Reproduce, character for character, the lines below from the first through the one with "minimum width=135pt, minimum". Leave pictures out.
((
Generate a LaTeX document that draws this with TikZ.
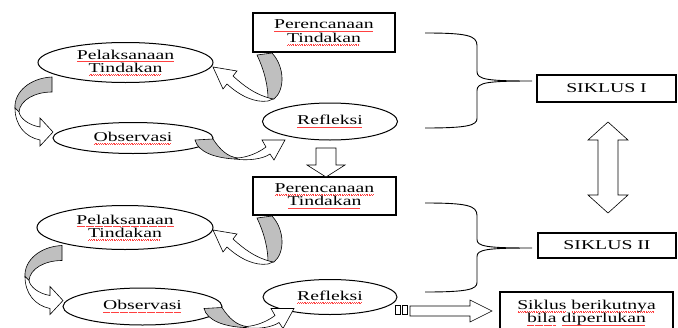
\documentclass[tikz,border=0pt]{standalone}
\usepackage{fontspec}
\setmainfont{Liberation Serif}[FakeStretch=1.46]
\usetikzlibrary{shapes.geometric}

\newsavebox\spellbox
\newcommand\spell[1]{\sbox\spellbox{#1}\rlap{\raisebox{-2.6pt}{\textcolor{red!75}{\hbox to \wd\spellbox{\leaders\hbox to 1.8pt{\hss\rule{0.7pt}{0.45pt}\raisebox{0.5pt}{\rule{0.6pt}{0.45pt}}\hss}\hfill}}}}\usebox\spellbox}

\begin{document}
\begin{tikzpicture}[x=1pt, y=-1pt,
  font=\fontsize{13.5}{13.5}\selectfont,
  box/.style={draw, line width=1.1pt, inner sep=0pt, outer sep=0pt, align=center},
  oval/.style={ellipse, draw, line width=1pt, inner sep=0pt, outer sep=0pt, align=center},
  back/.style={draw, line width=0.6pt, fill=black!25},
  front/.style={draw, line width=0.6pt, fill=white},
  brace/.style={draw, line width=0.9pt}]

  \useasboundingbox (0,0) rectangle (678,327);

  % ---------- Siklus I ----------

  % Shapes
  \node[box, minimum width=142pt, minimum height=39pt] at (324,32.5) (PT1) {\spell{Perencanaan}\\\spell{Tindakan}};
  \node[oval, minimum width=175pt, minimum height=40pt] at (125.5,62.5) (PL1) {\spell{Pelaksanaan}\\\spell{Tindakan}};
  \node[oval, minimum width=160pt, minimum height=31pt] at (133,138) (OB1) {\spell{Observasi}};
  \node[oval, minimum width=135pt, minimum height=37pt] at (330,121.5) (RF1) {\spell{Refleksi}};

  % Curved arrows
  \begin{scope}[shift={(PT1.south west)}]
    \filldraw[back] (4,3) .. controls (12,20) and (15,35) .. (15,47) -- (21,47) .. controls (32,38) and (32,15) .. (19,1) -- cycle;
    \filldraw[front] (20,47) .. controls (2,43) and (-10,33) .. (-20,24) -- (-16,19) -- (-40,15) -- (-30,37) -- (-26,32) .. controls (-13,44) and (2,51) .. (15,49) -- cycle;
  \end{scope}
  \begin{scope}[shift={(OB1.west)}]
    \filldraw[back] (-1,-61) .. controls (-23,-60) and (-39,-46) .. (-38,-30) -- (-34,-26) .. controls (-33,-38) and (-18,-46) .. (-1,-46) -- cycle;
    \filldraw[front] (-38,-30) .. controls (-38,-13) and (-28,-1) .. (-13,2) -- (-13,8) -- (0,-6) -- (-13,-20) -- (-13,-11) .. controls (-25,-13) and (-33,-20) .. (-34,-26) -- cycle;
  \end{scope}
  \begin{scope}[shift={(OB1.east)}]
    \filldraw[back] (-18,2) -- (0,1) .. controls (7,12) and (15,19) .. (25,20) -- (22,21) .. controls (2,20) and (-15,14) .. (-18,2) -- cycle;
    \filldraw[front] (22,21) .. controls (35,23) and (50,21) .. (57,16) -- (61,22) -- (72,2) -- (49,2) -- (53,9) .. controls (45,15) and (35,19) .. (25,20) -- cycle;
  \end{scope}

  % ---------- Siklus II ----------

  % Shapes
  \node[box, minimum width=143pt, minimum height=38pt] at (324.5,196) (PT2) {\spell{Perencanaan}\\\spell{Tindakan}};
  \node[oval, minimum width=176pt, minimum height=44pt] at (125,227.5) (PL2) {\spell{Pelaksanaan}\\\spell{Tindakan}};
  \node[oval, minimum width=159pt, minimum height=37pt] at (142.5,306.5) (OB2) {\spell{Observasi}};
  \node[oval, minimum width=134pt, minimum height=35pt] at (330,297) (RF2) {\spell{Refleksi}};

  % Curved arrows
  \begin{scope}[shift={(PT2.south west)}]
    \filldraw[back] (4,3) .. controls (12,20) and (15,35) .. (15,47) -- (21,47) .. controls (32,38) and (32,15) .. (19,1) -- cycle;
    \filldraw[front] (20,47) .. controls (2,43) and (-10,33) .. (-20,24) -- (-16,19) -- (-40,15) -- (-30,37) -- (-26,32) .. controls (-13,44) and (2,51) .. (15,49) -- cycle;
  \end{scope}
  \begin{scope}[shift={(OB2.west)}]
    \filldraw[back] (-1,-61) .. controls (-23,-60) and (-39,-46) .. (-38,-30) -- (-34,-26) .. controls (-33,-38) and (-18,-46) .. (-1,-46) -- cycle;
    \filldraw[front] (-38,-30) .. controls (-38,-13) and (-28,-1) .. (-13,2) -- (-13,8) -- (0,-6) -- (-13,-20) -- (-13,-11) .. controls (-25,-13) and (-33,-20) .. (-34,-26) -- cycle;
  \end{scope}
  \begin{scope}[shift={(OB2.east)}]
    \filldraw[back] (-18,2) -- (0,1) .. controls (7,12) and (15,19) .. (25,20) -- (22,21) .. controls (2,20) and (-15,14) .. (-18,2) -- cycle;
    \filldraw[front] (22,21) .. controls (35,23) and (50,21) .. (57,16) -- (61,22) -- (72,2) -- (49,2) -- (53,9) .. controls (45,15) and (35,19) .. (25,20) -- cycle;
  \end{scope}

  % ---------- Right column ----------

  % Labels
  \node[box, minimum width=139pt, minimum height=27pt] at (606.5,88.5) (SK1) {SIKLUS I};
  \node[box, minimum width=138pt, minimum height=25pt] at (607,245.5) (SK2) {SIKLUS II};
  \node[box, minimum width=173pt, inner ysep=8pt, anchor=north] at (586.5,292) (SB) {\spell{Siklus} \spell{berikutnya}\\\spell{bila} \spell{diperlukan}};

  % Braces
  \begin{scope}[shift={(SK1.west)}]
    \draw[brace] (-112,-55.5) .. controls (-70,-55.5) and (-60,-53) .. (-60,-43) -- (-60,-17) .. controls (-60,-9) and (-50,-7.5) .. (-5,-7.5) .. controls (-50,-7.5) and (-60,-6) .. (-60,2) -- (-60,30) .. controls (-60,37) and (-70,39.5) .. (-112,39.5);
  \end{scope}
  \begin{scope}[shift={(SK2.west)}]
    \draw[brace] (-113,-42.5) .. controls (-71,-42.5) and (-61,-40) .. (-61,-30) -- (-61,-6) .. controls (-61,1) and (-51,2.5) .. (-6,2.5) .. controls (-51,2.5) and (-61,4) .. (-61,11) -- (-61,37) .. controls (-61,44) and (-71,46.5) .. (-113,46.5);
  \end{scope}

  % ---------- Block arrows ----------
  \begin{scope}[shift={(RF1.south)}]
    \filldraw[front] (-14,8) -- (6,8) -- (6,25) -- (15,25) -- (-4,37) -- (-23,25) -- (-14,25) -- cycle;
  \end{scope}
  \begin{scope}[shift={(SK1.south)}]
    \filldraw[front] (1.5,20) -- (21.5,38) -- (11.5,38) -- (11.5,93) -- (21.5,93) -- (1.5,111) -- (-18.5,93) -- (-8.5,93) -- (-8.5,38) -- (-18.5,38) -- cycle;
  \end{scope}
  \begin{scope}[shift={(RF2.east)}]
    \filldraw[front] (-2,8) rectangle (3,17);
    \filldraw[front] (5,8) rectangle (10,17);
    \filldraw[front] (13,9) -- (73,9) -- (73,3) -- (95,14) -- (73,25) -- (73,19) -- (13,19) -- cycle;
  \end{scope}
\end{tikzpicture}
\end{document}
))
- _Task response_
Generate a LaTeX document that draws this with TikZ.
\documentclass[tikz,border=0pt]{standalone}
\usepackage{fontspec}
\setmainfont{Liberation Serif}[FakeStretch=1.46]
\usetikzlibrary{shapes.geometric}

\newsavebox\spellbox
\newcommand\spell[1]{\sbox\spellbox{#1}\rlap{\raisebox{-2.6pt}{\textcolor{red!75}{\hbox to \wd\spellbox{\leaders\hbox to 1.8pt{\hss\rule{0.7pt}{0.45pt}\raisebox{0.5pt}{\rule{0.6pt}{0.45pt}}\hss}\hfill}}}}\usebox\spellbox}

\begin{document}
\begin{tikzpicture}[x=1pt, y=-1pt,
  font=\fontsize{13.5}{13.5}\selectfont,
  box/.style={draw, line width=1.1pt, inner sep=0pt, outer sep=0pt, align=center},
  oval/.style={ellipse, draw, line width=1pt, inner sep=0pt, outer sep=0pt, align=center},
  back/.style={draw, line width=0.6pt, fill=black!25},
  front/.style={draw, line width=0.6pt, fill=white},
  brace/.style={draw, line width=0.9pt}]

  \useasboundingbox (0,0) rectangle (678,327);

  % ---------- Siklus I ----------

  % Shapes
  \node[box, minimum width=142pt, minimum height=39pt] at (324,32.5) (PT1) {\spell{Perencanaan}\\\spell{Tindakan}};
  \node[oval, minimum width=175pt, minimum height=40pt] at (125.5,62.5) (PL1) {\spell{Pelaksanaan}\\\spell{Tindakan}};
  \node[oval, minimum width=160pt, minimum height=31pt] at (133,138) (OB1) {\spell{Observasi}};
  \node[oval, minimum width=135pt, minimum height=37pt] at (330,121.5) (RF1) {\spell{Refleksi}};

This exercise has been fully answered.